My comment is, the universe is not a safe place. Most of it is cold and dark and empty, and most of the rest of it is furnaces producing lethal radiation, often in the course of exploding, colliding or cannibalizing neighbors. Not that I'm complaining. It's one heck of a show.

Friday, November 05, 2010

Another Dream

I had the following dream last night:

I was in a small, dark cell. There was an opening at the top, large enough for me to get a hand through. I had a toy dump truck, smaller than a matchbook truck, and there was a dish of water on the floor next to the opening. (The cell was under the floor.) I was able to reach through the opening and use the truck to scoop water up, so I could drink. I did this again and again.

I think the dream is about my life in a capitalist society. I have had enough money to get by, and I've been mostly comfortable -- physically comfortable, at least. I can't say that I've been especially trapped: I've mostly done what I wanted to, which was be a writer. But living in an unjust society is constraining, and there such a thing as a thirst for justice and freedom. As the wonderful song by Solomon Burke says, None of us is free, till all of us are free.

Naomi Kritzer's comment on the dream:
It's your subconscious telling you that you can survive a Republican Congress, but it will be very annoying.

Less bleak and maybe more true than my analysis.

A Dream

I had a dream the night before last about a hwarhath woman who solves a mystery while impersonating Sherlock Holmes. There was more to the dream than just this, but I lost it as I woke.

In any case, it seemed worth trying to write a story about the dream idea. I got 1,900 words written yesterday. I intend no more than 7,000, so I am 25-30% done.

Another image emerged, besides the tall, thin hwarhath woman dressed (so of) as Holmes. I don't know if this was part of the dream, or something I made up after. It's a row boat, floating in the still, green water of a fjord. It's empty. That is the mystery.

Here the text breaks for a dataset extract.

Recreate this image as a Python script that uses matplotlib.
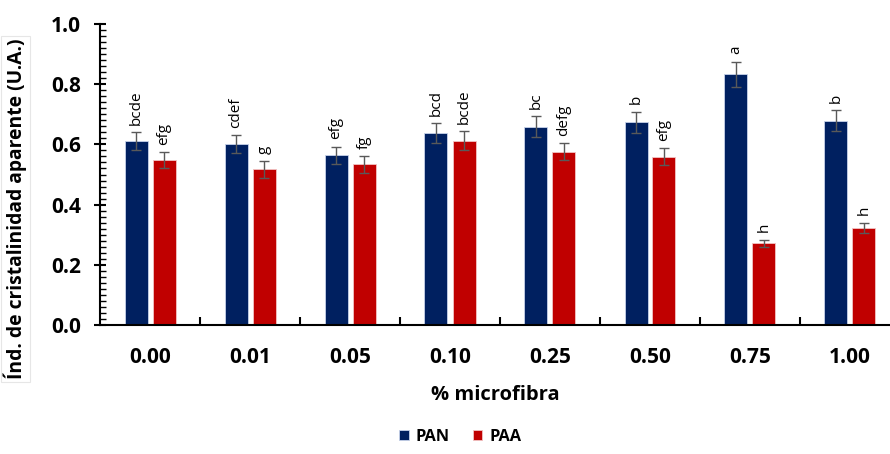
import numpy as np
import matplotlib.pyplot as plt
from matplotlib.ticker import MultipleLocator, FixedLocator, FormatStrFormatter

plt.rcParams['font.family'] = ['Open Sans', 'DejaVu Sans']

# datos: índice de cristalinidad por % de microfibra
microfibra = ['0.00', '0.01', '0.05', '0.10', '0.25', '0.50', '0.75', '1.00']
pan = [0.611, 0.601, 0.564, 0.637, 0.659, 0.674, 0.833, 0.679]
pan_err = [0.031, 0.031, 0.029, 0.033, 0.034, 0.035, 0.042, 0.034]
paa = [0.548, 0.517, 0.534, 0.612, 0.575, 0.559, 0.271, 0.322]
paa_err = [0.027, 0.027, 0.028, 0.032, 0.028, 0.028, 0.013, 0.018]
letras_pan = ['bcde', 'cdef', 'efg', 'bcd', 'bc', 'b', 'a', 'b']
letras_paa = ['efg', 'g', 'fg', 'bcde', 'defg', 'efg', 'h', 'h']

x = np.arange(len(microfibra))
w = 0.23
off = 0.14

fig = plt.figure(figsize=(8.9, 4.54), dpi=100)
ax = fig.add_axes([100 / 890, 129 / 454, 1 - 100 / 890, 301 / 454])

ax.bar(x - off, pan, w, color='#002060', edgecolor='#c7d3ea', linewidth=0.6, label='PAN')
ax.bar(x + off, paa, w, color='#C00000', edgecolor='#f2c4c4', linewidth=0.6, label='PAA')
ax.errorbar(x - off, pan, yerr=pan_err, fmt='none', ecolor='#595959', elinewidth=1, capsize=3.5, capthick=1)
ax.errorbar(x + off, paa, yerr=paa_err, fmt='none', ecolor='#595959', elinewidth=1, capsize=3.5, capthick=1)

# letras de significancia sobre cada barra
for i in range(len(x)):
    ax.text(x[i] - off, pan[i] + pan_err[i] + 0.024, letras_pan[i], rotation=90,
            ha='center', va='bottom', fontsize=11)
    ax.text(x[i] + off, paa[i] + paa_err[i] + 0.024, letras_paa[i], rotation=90,
            ha='center', va='bottom', fontsize=11)

ax.set_xlim(-0.5, 7.4)
ax.set_ylim(0, 1.0)
ax.yaxis.set_major_locator(MultipleLocator(0.2))
ax.yaxis.set_minor_locator(MultipleLocator(0.02))
ax.yaxis.set_major_formatter(FormatStrFormatter('%.1f'))
ax.tick_params(axis='y', which='major', direction='inout', length=9, width=1.5, labelsize=15, pad=9)
ax.tick_params(axis='y', which='minor', direction='in', length=4.5, width=1)
for lb in ax.get_yticklabels():
    lb.set_fontweight('bold')

ax.set_xticks(x)
ax.set_xticklabels(microfibra, fontweight='bold', fontsize=15)
ax.xaxis.set_minor_locator(FixedLocator(np.arange(0.5, 7, 1)))
ax.tick_params(axis='x', which='major', length=0, pad=16)
ax.tick_params(axis='x', which='minor', direction='in', length=6, width=1.5)

for s in ['top', 'right']:
    ax.spines[s].set_visible(False)
for s in ['left', 'bottom']:
    ax.spines[s].set_linewidth(1.5)

ax.set_xlabel('% microfibra', fontweight='bold', fontsize=14.5, labelpad=12)
ax.set_ylabel('Índ. de cristalinidad aparente (U.A.)', fontweight='bold', fontsize=13.9,
              bbox=dict(facecolor='white', edgecolor='#e6e6e6', linewidth=0.8, pad=2))
ax.yaxis.set_label_coords(-0.092, 0.385)

fig.legend(loc='center', bbox_to_anchor=(0.517, 0.038), ncol=2, frameon=False,
           prop={'weight': 'bold', 'size': 11.8}, handlelength=0.6, handleheight=0.6,
           columnspacing=1.4, handletextpad=0.4)

fig.savefig('out.png', dpi=100)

Thursday, November 04, 2010

Photo of the Day, Thanks to NASA

Constellations of lights sprawl across this night scene, but they don't belong in the skies of planet Earth. Instead, the view looks down from the International Space Station as it passed over the United States along the northern Gulf Coast on October 29. A Russian Soyuz spacecraft is docked in the foreground. Behind its extended solar panels, some 360 kilometers below, are the recognizable city lights of New Orleans. Looking east along the coast to the top of the frame finds Mobile, Alabama while Houston city lights stand out to the west, toward the bottom. North (left) of New Orleans, a line of lights tracing central US highway I55 connects to Jackson, Mississippi and Memphis, Tennessee. Of course, the lights follow the population centers, but not everyone lives on planet Earth all the time these days. November 2nd marked the first decade of continuous human presence in space on board the International Space Station.